Where Woods ultimately finished on the leader board (T-58 after going six under for the tournament) wasn’t as important as the fact that he’ll head to next week’s BMW Championship with something that’s been in short supply since the restart: momentum.
“I felt like I hit the ball better,” Woods said after the round. “I putted better. Everything was just cleaner and better today. It was good. Just wish I could have kept the round going a little bit more. I had a couple nice little eagle looks on the front nine.
“It could have been one of those really low rounds, but I’ll take five under.”
That said, to extend his 2019-’20 PGA Tour season beyond next week at Olympia Fields and work his way into the Tour Championship will require a much better finish than anything he’s posted to date in 2020. To earn enough points to get into the top 30 on the FedEx Cup standings will likely require a top-four finish.

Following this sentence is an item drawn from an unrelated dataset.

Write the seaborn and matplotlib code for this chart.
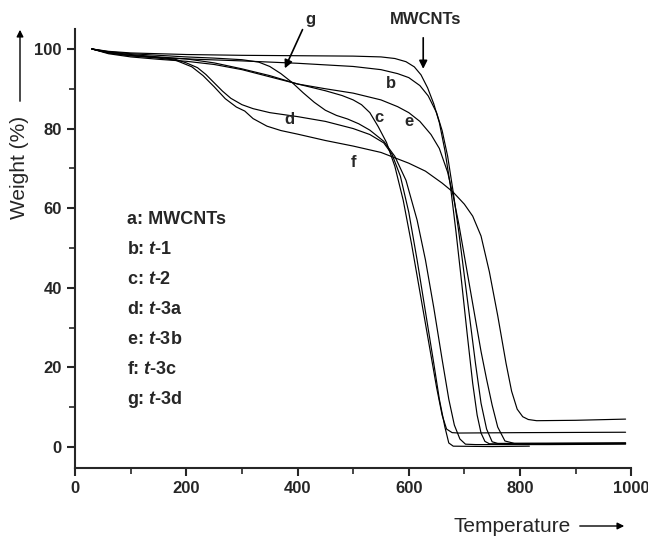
import matplotlib
matplotlib.use("Agg")
import matplotlib.pyplot as plt
import numpy as np
import pandas as pd
import seaborn as sns
from matplotlib.ticker import MultipleLocator

# TGA curves (temperature, weight %)
a_T = [30, 60, 100, 150, 200, 300, 400, 500, 550, 575, 595, 610, 622, 634, 645, 655, 665, 675, 685, 695, 705, 715, 723, 730, 737, 745, 800, 900, 990]
a_W = [100, 99.4, 99.0, 98.8, 98.6, 98.4, 98.3, 98.2, 98.0, 97.6, 96.8, 95.5, 93.5, 90.2, 86.2, 81.5, 74.5, 65.5, 54, 41.5, 28.5, 16, 8, 3.5, 1.4, 0.8, 0.8, 0.8, 0.9]

b_T = [30, 60, 100, 150, 200, 300, 400, 500, 550, 580, 600, 620, 635, 650, 660, 670, 680, 690, 700, 710, 720, 730, 740, 750, 760, 850, 990]
b_W = [100, 99.0, 98.3, 97.8, 97.5, 97.0, 96.4, 95.6, 94.8, 93.8, 92.8, 90.8, 88.2, 84, 79.5, 73, 64, 54, 43, 32, 21, 11, 4.5, 1.3, 0.9, 0.9, 1.0]

c_T = [30, 60, 100, 150, 200, 250, 300, 350, 400, 450, 480, 500, 515, 530, 545, 560, 575, 590, 605, 620, 635, 650, 660, 668, 678, 690, 800, 990]
c_W = [100, 99.2, 98.6, 98.0, 97.5, 96.5, 95.0, 93.3, 91.2, 89.5, 88.3, 87.2, 86.0, 84.0, 80.5, 76.5, 70.5, 62, 51, 39, 27, 15, 8, 4.5, 3.6, 3.5, 3.6, 3.7]

d_T = [30, 60, 100, 150, 180, 200, 220, 235, 250, 265, 280, 300, 320, 350, 400, 450, 500, 530, 555, 570, 585, 600, 615, 630, 645, 655, 665, 672, 680, 750, 817]
d_W = [100, 99.0, 98.4, 97.9, 97.4, 96.5, 95.3, 93.6, 91.5, 89.4, 87.6, 86.0, 85.0, 84.0, 83.0, 81.8, 80.0, 78.5, 76.4, 73.5, 68, 59, 47, 34, 21, 12, 5, 1, 0.2, 0.1, 0.2]

e_T = [30, 60, 100, 150, 200, 250, 300, 350, 400, 450, 500, 550, 580, 600, 620, 640, 655, 670, 680, 690, 700, 710, 720, 730, 740, 750, 760, 773, 790, 990]
e_W = [100, 98.8, 98.0, 97.4, 96.9, 96.1, 94.8, 93.0, 91.2, 90.0, 88.9, 87.2, 85.5, 84.0, 81.8, 78.5, 75, 69, 63, 56, 48, 40, 32, 24, 17, 10.5, 5, 1.5, 0.9, 1.0]

f_T = [30, 60, 100, 150, 180, 210, 230, 250, 270, 290, 305, 320, 345, 370, 400, 450, 500, 550, 600, 630, 660, 680, 700, 715, 730, 745, 760, 775, 785, 795, 805, 815, 830, 900, 990]
f_W = [100, 99.0, 98.3, 97.7, 97.2, 95.5, 93.3, 90.5, 87.5, 85.4, 84.4, 82.5, 80.6, 79.5, 78.6, 77.0, 75.6, 74.0, 71.3, 69.3, 66.3, 64.0, 61.0, 58, 53, 44, 33, 21, 14, 9.5, 7.6, 6.9, 6.6, 6.7, 7.0]

g_T = [30, 60, 100, 150, 200, 250, 300, 330, 350, 370, 390, 410, 430, 450, 470, 490, 510, 530, 555, 575, 595, 615, 630, 645, 660, 672, 682, 692, 702, 720, 850, 990]
g_W = [100, 99.3, 98.8, 98.4, 98.0, 97.7, 97.3, 96.7, 95.6, 93.8, 91.6, 89.0, 86.6, 84.6, 83.3, 82.4, 81.2, 79.6, 76.8, 73.0, 67, 57, 47, 35, 22, 12, 5.5, 2, 0.7, 0.6, 0.6, 0.7]

legend_lines = ["a: MWCNTs", "b: $\\mathbfit{t}$-1", "c: $\\mathbfit{t}$-2", "d: $\\mathbfit{t}$-3a",
                "e: $\\mathbfit{t}$-3b", "f: $\\mathbfit{t}$-3c", "g: $\\mathbfit{t}$-3d"]

curves = {"a": (a_T, a_W), "b": (b_T, b_W), "c": (c_T, c_W), "d": (d_T, d_W),
          "e": (e_T, e_W), "f": (f_T, f_W), "g": (g_T, g_W)}

sns.set_style("ticks")
plt.rcParams["font.family"] = ["Liberation Sans", "DejaVu Sans"]
plt.rcParams["mathtext.fontset"] = "custom"
plt.rcParams["mathtext.bfit"] = "Liberation Sans:italic:bold"
plt.rcParams["mathtext.bf"] = "Liberation Sans:bold"
plt.rcParams["mathtext.rm"] = "Liberation Sans:bold"

fig = plt.figure(figsize=(6.48, 5.38), dpi=100)
ax = fig.add_axes([0.116, 0.130, 0.858, 0.816])

for name, (T, W) in curves.items():
    sns.lineplot(x=T, y=W, ax=ax, color="black", lw=0.85, sort=False, estimator=None)

ax.set_xlim(0, 1000)
ax.set_ylim(-5.3, 105)
ax.xaxis.set_major_locator(MultipleLocator(200))
ax.xaxis.set_minor_locator(MultipleLocator(100))
ax.yaxis.set_major_locator(MultipleLocator(20))
ax.yaxis.set_minor_locator(MultipleLocator(10))
ax.tick_params(which="major", direction="out", length=6, width=1.5, labelsize=12)
ax.tick_params(which="minor", direction="out", length=4, width=1.2)
for lab in ax.get_xticklabels() + ax.get_yticklabels():
    lab.set_fontweight("bold")
sns.despine(ax=ax)
for s in ["left", "bottom"]:
    ax.spines[s].set_linewidth(1.5)
ax.set_xlabel("")
ax.set_ylabel("")

# curve tags
bold = dict(fontsize=12, fontweight="bold", ha="center", va="center")
ax.text(568, 91.4, "b", **bold)
ax.text(546, 82.7, "c", **bold)
ax.text(386, 82.4, "d", **bold)
ax.text(600, 81.8, "e", **bold)
ax.text(500, 71.4, "f", **bold)
ax.text(630, 107.5, "MWCNTs", clip_on=False, **bold)
ax.text(423, 107.5, "g", clip_on=False, **bold)
ax.annotate("", xy=(626, 94.3), xytext=(626, 103.5), annotation_clip=False,
            arrowprops=dict(arrowstyle="-|>", color="black", lw=1.2, mutation_scale=12))
ax.annotate("", xy=(375, 94.5), xytext=(411, 105.5), annotation_clip=False,
            arrowprops=dict(arrowstyle="-|>", color="black", lw=1.2, mutation_scale=12))

for i, txt in enumerate(legend_lines):
    ax.text(93, 57.2 - 7.55 * i, txt, fontsize=13, fontweight="bold", ha="left", va="center")

# axis titles with arrows
H = 538
fig.text(20 / 648, 1 - 167 / H, "Weight (%)", rotation=90, fontsize=15, ha="center", va="center")
fig.text(512 / 648, 1 - 527 / H, "Temperature", fontsize=15, ha="center", va="center")
fig.patches.append(matplotlib.patches.FancyArrowPatch((20, H - 104), (20, H - 27), transform=None,
                   arrowstyle="-|>", mutation_scale=10, lw=1.0, color="black"))
fig.patches.append(matplotlib.patches.FancyArrowPatch((577, H - 526), (627, H - 526), transform=None,
                   arrowstyle="-|>", mutation_scale=10, lw=1.0, color="black"))

fig.savefig("out.png", dpi=100)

Woods had a second-straight early wake-up call and a second straight weekend tee time with Rory McIlroy, after both players struggled mightily while paired together Saturday. After only a so-so warmup, Woods stuck his first approach shot of the day to inside three feet—a much-welcomed result given his struggles on the greens this week. A good way to avoid the stressful seven-footers is to hit it inside three feet, and seeing an early birdie drop will do wonders for the confidence of any golfer, at any level.
He then hit the par-5 second in two and two-putted for birdie. It was an ideal start that built on itself when Woods holed a 45-footer on the par-3 third, easily his longest made putt of the week. Another two-putt birdie at the drivable par-4 fourth produced one of the stranger circumstances in golf, one that only 2020 could produce: Tiger Woods, four under par through four holes, playing amid complete silence.
“You hit good shots and you get on nice little runs, but we don’t have the same energy, the same fan energy,” Woods said. “It is different. Normally, you may have it like this at a Thursday or Friday morning round when there’s no one out here, but by the time you get around the turn, people start coming around. But it’s been like that from the word go, and it is very different.”
On Saturday, Woods did something for the very first time—he putted out on a hole with the flagstick in still in the cup. On Sunday, he did something you hardly ever see him do—he hit driver off the deck into the par-5 seventh, a rising missile that ended up in a bunker just short of the green. Up and down from there and Woods was five under through 7, playing his best golf since the restart.
The rest of the round lacked the juice of that opening nine. But it was still a rather encouraging day, as Woods looked his best physically and played his best on the final day of the tournament—not an insignificant development given his injury history.
“My body feels pretty good,” Woods said. “You know, this is going to be a long haul either way. I wish I would have played a little bit better this week to make it a little bit easier on me next week to try to get into East Lake, but this is going to be—if I play well, four out of five weeks, so it’s going to be a busy stretch either way.”
Woods will now head to the Chicago area and have to re-learn Olympia Fields, where he finished T-20 in the 2003 U.S. Open. Did he like the course when he played it 17 years ago?
“I didn’t like the rough,” he said in jest. “Hopefully it will be a little bit better this week.”